What is needed — Repeat the material below exactly, with no pictures.
** start of Recorded data **
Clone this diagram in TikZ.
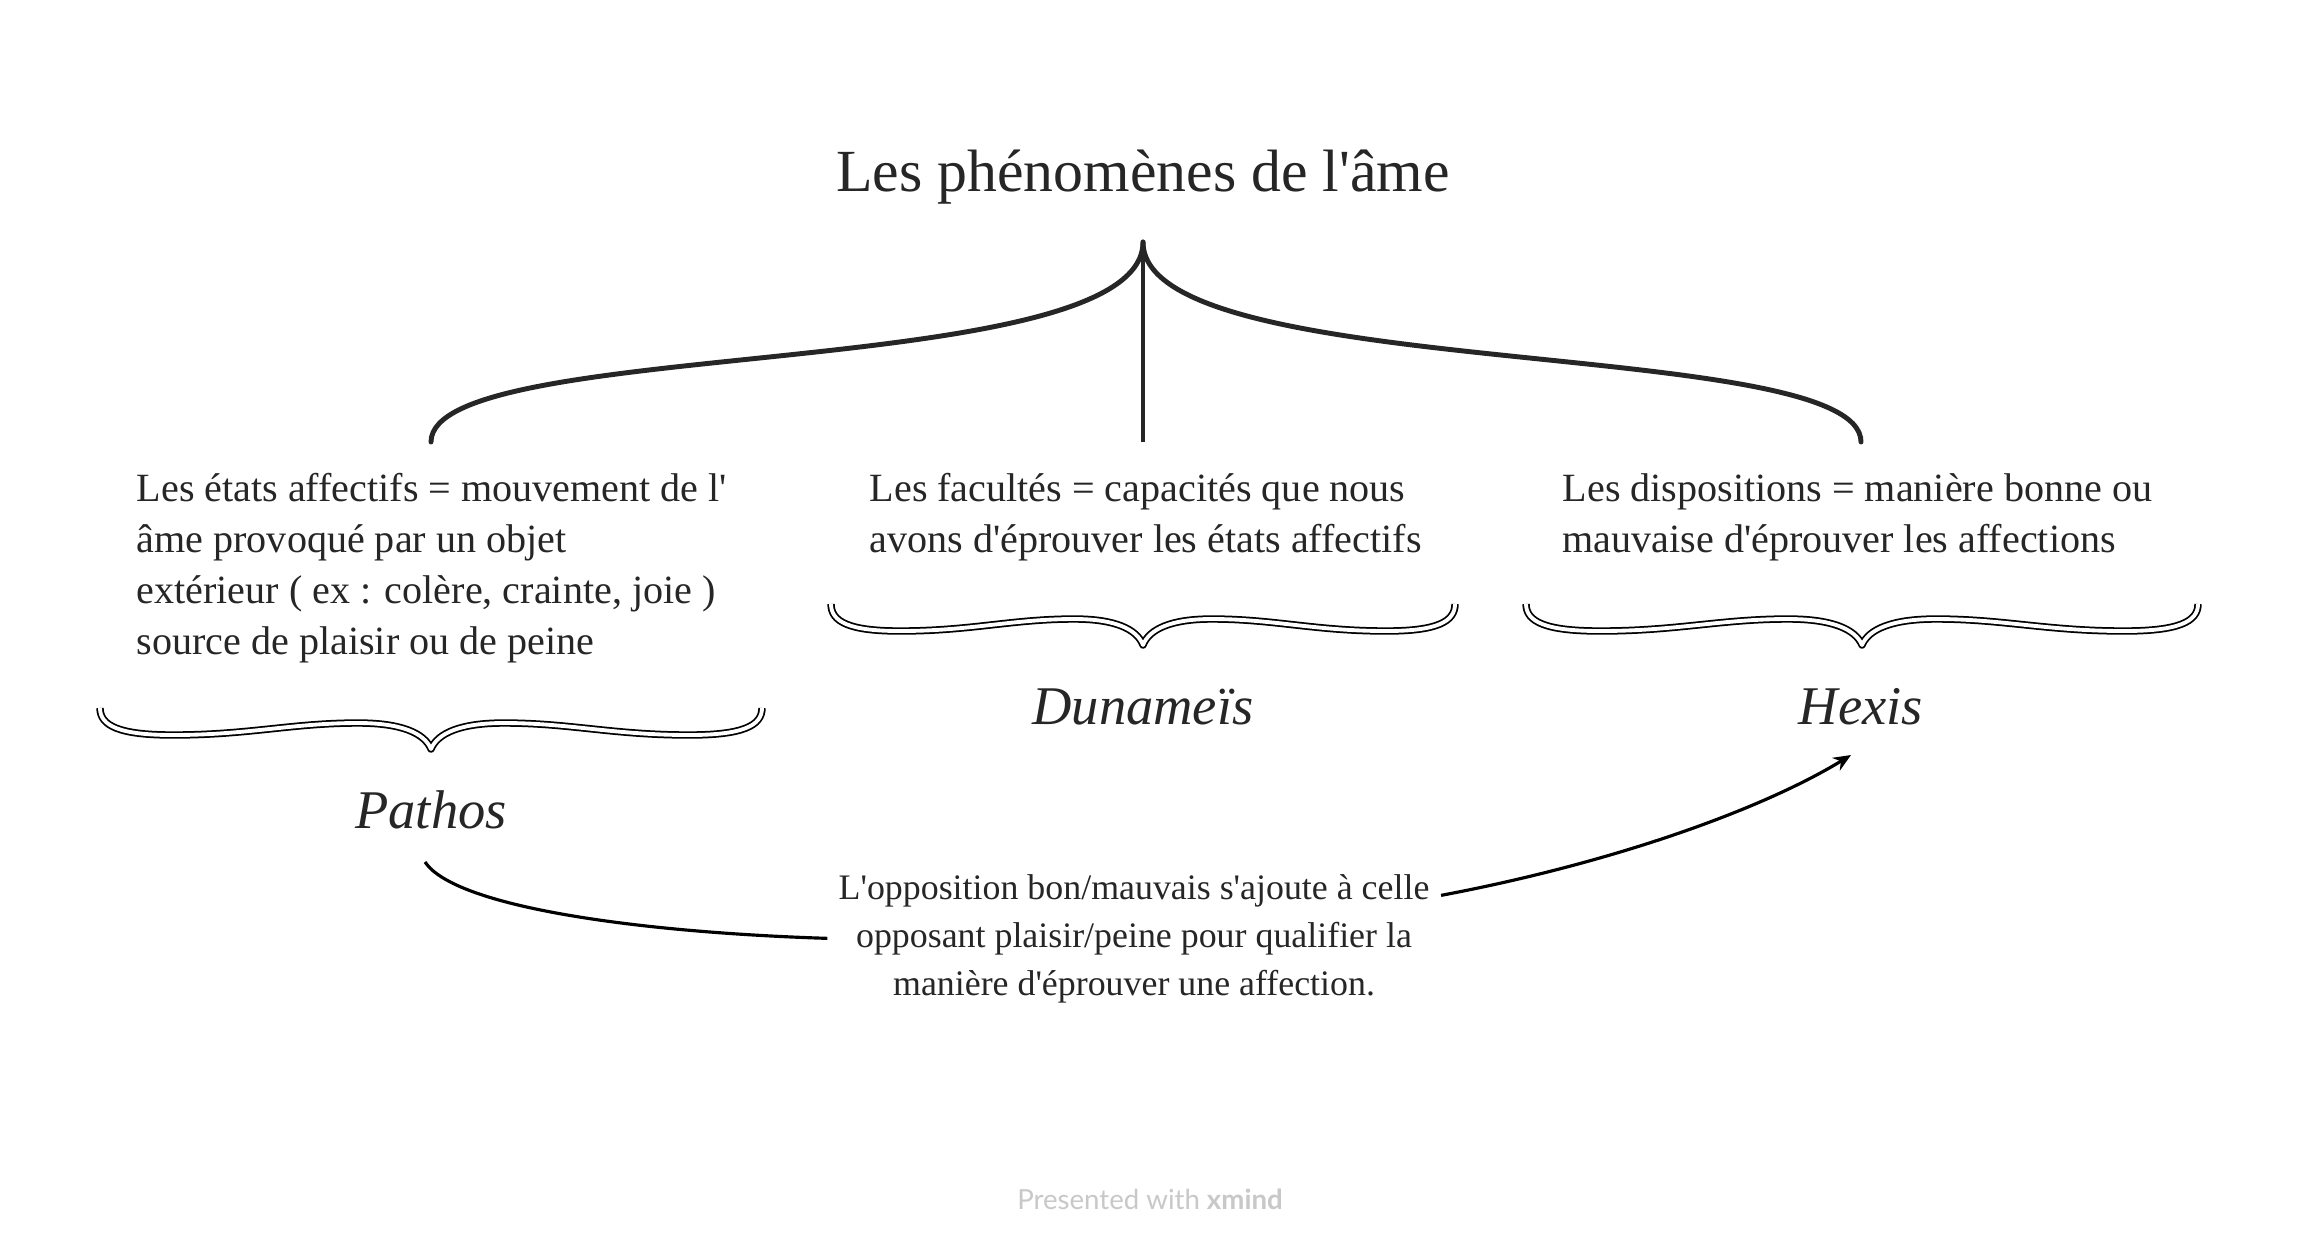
\documentclass[tikz,border=0pt]{standalone}
\usepackage{fontspec}
\setmainfont{Liberation Serif}[Ligatures=TeXOff]
\newfontfamily\wmfont{Lato}
\usetikzlibrary{arrows.meta}
\definecolor{ink}{HTML}{262626}
\definecolor{wm}{HTML}{C8C8C8}
\tikzset{
  body/.style={inner sep=0pt, font=\fontsize{11.4}{14.5}\selectfont, text=ink, align=left, anchor=base west},
  latin/.style={inner sep=0pt, font=\fontsize{15.5}{18}\selectfont\itshape, text=ink, anchor=base},
  bigbrace/.style={draw=ink, line width=1.4pt, line cap=round},
  stem/.style={draw=ink, line width=0.9pt},
  smallbrace/.style={draw=black, line width=0.5pt, double=white, double distance=1.1pt, line join=round},
  conn/.style={draw=black, line width=0.9pt}
}
\newcommand{\sbrace}[3]{%
  \begin{scope}[shift={(#1,#2)}, xscale=#3/100]
    \draw[smallbrace] (-100,0) .. controls (-100,18) and (-94,27) .. (-78,27)
      .. controls (-55,27) and (-42,15) .. (-22,15)
      .. controls (-9,15) and (-2,25) .. (0,41)
      .. controls (2,25) and (9,15) .. (22,15)
      .. controls (42,15) and (55,27) .. (78,27)
      .. controls (94,27) and (100,18) .. (100,0);
  \end{scope}}
\begin{document}
\begin{tikzpicture}[x=0.01cm,y=-0.01cm]
\useasboundingbox[fill=white] (0,0) rectangle (2298,1248);

\node[anchor=base, inner sep=0pt, font=\fontsize{17}{20}\selectfont, text=ink] (title) at (1143,191) {Les phénomènes de l'âme};

% top brace
\coordinate (apex) at ([shift={(0,51)}]title.base);
\draw[bigbrace] (apex) .. controls (1143,384) and (431,335) .. (431,442);
\draw[bigbrace] (apex) .. controls (1143,384) and (1861,335) .. (1861,442);
\draw[stem] (apex) -- (1143,442);

% texts (anchor = baseline of the last line)
\node[body] (etats) at (136,654) {Les états affectifs = mouvement de l'\\âme provoqué par un objet\\extérieur ( ex : colère, crainte, joie )\\source de plaisir ou de peine};
\node[body] (facultes) at (869,552) {Les facultés = capacités que nous\\avons d'éprouver les états affectifs};
\node[body] (dispos) at (1562,552) {Les dispositions = manière bonne ou\\mauvaise d'éprouver les affections};

% small braces
\sbrace{431}{708}{331}
\sbrace{1143}{604}{312}
\sbrace{1862}{604}{336}

\node[latin] (pathos) at (431,828) {Pathos};
\node[latin] (dunameis) at (1143,724) {Dunameïs};
\node[latin] (hexis) at (1861,724) {Hexis};

\node[inner sep=0pt, font=\fontsize{10.2}{13.65}\selectfont, text=ink, align=center, anchor=base] (opp) at (1134,995)
  {L'opposition bon/mauvais s'ajoute à celle\\opposant plaisir/peine pour qualifier la\\manière d'éprouver une affection.};

\draw[conn] ([shift={(-6,34)}]pathos.base) .. controls +(30,45) and +(-190,-6) .. ([xshift=-3]opp.west);
\draw[conn, -{Stealth[length=5pt,width=4.2pt]}] ([shift={(11,-43)}]opp.east) .. controls +(170,-32) and +(-90,55) .. ([shift={(-10,31)}]hexis.base);

\node[font=\wmfont\fontsize{7.85}{9}\selectfont, text=wm, inner sep=0pt] (wmark) at (1150,1199) {Presented with \textbf{xmind}};
\end{tikzpicture}
\end{document}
** end of Recorded data **
Output —
Clone this diagram in TikZ.
\documentclass[tikz,border=0pt]{standalone}
\usepackage{fontspec}
\setmainfont{Liberation Serif}[Ligatures=TeXOff]
\newfontfamily\wmfont{Lato}
\usetikzlibrary{arrows.meta}
\definecolor{ink}{HTML}{262626}
\definecolor{wm}{HTML}{C8C8C8}
\tikzset{
  body/.style={inner sep=0pt, font=\fontsize{11.4}{14.5}\selectfont, text=ink, align=left, anchor=base west},
  latin/.style={inner sep=0pt, font=\fontsize{15.5}{18}\selectfont\itshape, text=ink, anchor=base},
  bigbrace/.style={draw=ink, line width=1.4pt, line cap=round},
  stem/.style={draw=ink, line width=0.9pt},
  smallbrace/.style={draw=black, line width=0.5pt, double=white, double distance=1.1pt, line join=round},
  conn/.style={draw=black, line width=0.9pt}
}
\newcommand{\sbrace}[3]{%
  \begin{scope}[shift={(#1,#2)}, xscale=#3/100]
    \draw[smallbrace] (-100,0) .. controls (-100,18) and (-94,27) .. (-78,27)
      .. controls (-55,27) and (-42,15) .. (-22,15)
      .. controls (-9,15) and (-2,25) .. (0,41)
      .. controls (2,25) and (9,15) .. (22,15)
      .. controls (42,15) and (55,27) .. (78,27)
      .. controls (94,27) and (100,18) .. (100,0);
  \end{scope}}
\begin{document}
\begin{tikzpicture}[x=0.01cm,y=-0.01cm]
\useasboundingbox[fill=white] (0,0) rectangle (2298,1248);

\node[anchor=base, inner sep=0pt, font=\fontsize{17}{20}\selectfont, text=ink] (title) at (1143,191) {Les phénomènes de l'âme};

% top brace
\coordinate (apex) at ([shift={(0,51)}]title.base);
\draw[bigbrace] (apex) .. controls (1143,384) and (431,335) .. (431,442);
\draw[bigbrace] (apex) .. controls (1143,384) and (1861,335) .. (1861,442);
\draw[stem] (apex) -- (1143,442);

% texts (anchor = baseline of the last line)
\node[body] (etats) at (136,654) {Les états affectifs = mouvement de l'\\âme provoqué par un objet\\extérieur ( ex : colère, crainte, joie )\\source de plaisir ou de peine};
\node[body] (facultes) at (869,552) {Les facultés = capacités que nous\\avons d'éprouver les états affectifs};
\node[body] (dispos) at (1562,552) {Les dispositions = manière bonne ou\\mauvaise d'éprouver les affections};

% small braces
\sbrace{431}{708}{331}
\sbrace{1143}{604}{312}
\sbrace{1862}{604}{336}

\node[latin] (pathos) at (431,828) {Pathos};
\node[latin] (dunameis) at (1143,724) {Dunameïs};
\node[latin] (hexis) at (1861,724) {Hexis};

\node[inner sep=0pt, font=\fontsize{10.2}{13.65}\selectfont, text=ink, align=center, anchor=base] (opp) at (1134,995)
  {L'opposition bon/mauvais s'ajoute à celle\\opposant plaisir/peine pour qualifier la\\manière d'éprouver une affection.};

\draw[conn] ([shift={(-6,34)}]pathos.base) .. controls +(30,45) and +(-190,-6) .. ([xshift=-3]opp.west);
\draw[conn, -{Stealth[length=5pt,width=4.2pt]}] ([shift={(11,-43)}]opp.east) .. controls +(170,-32) and +(-90,55) .. ([shift={(-10,31)}]hexis.base);

\node[font=\wmfont\fontsize{7.85}{9}\selectfont, text=wm, inner sep=0pt] (wmark) at (1150,1199) {Presented with \textbf{xmind}};
\end{tikzpicture}
\end{document}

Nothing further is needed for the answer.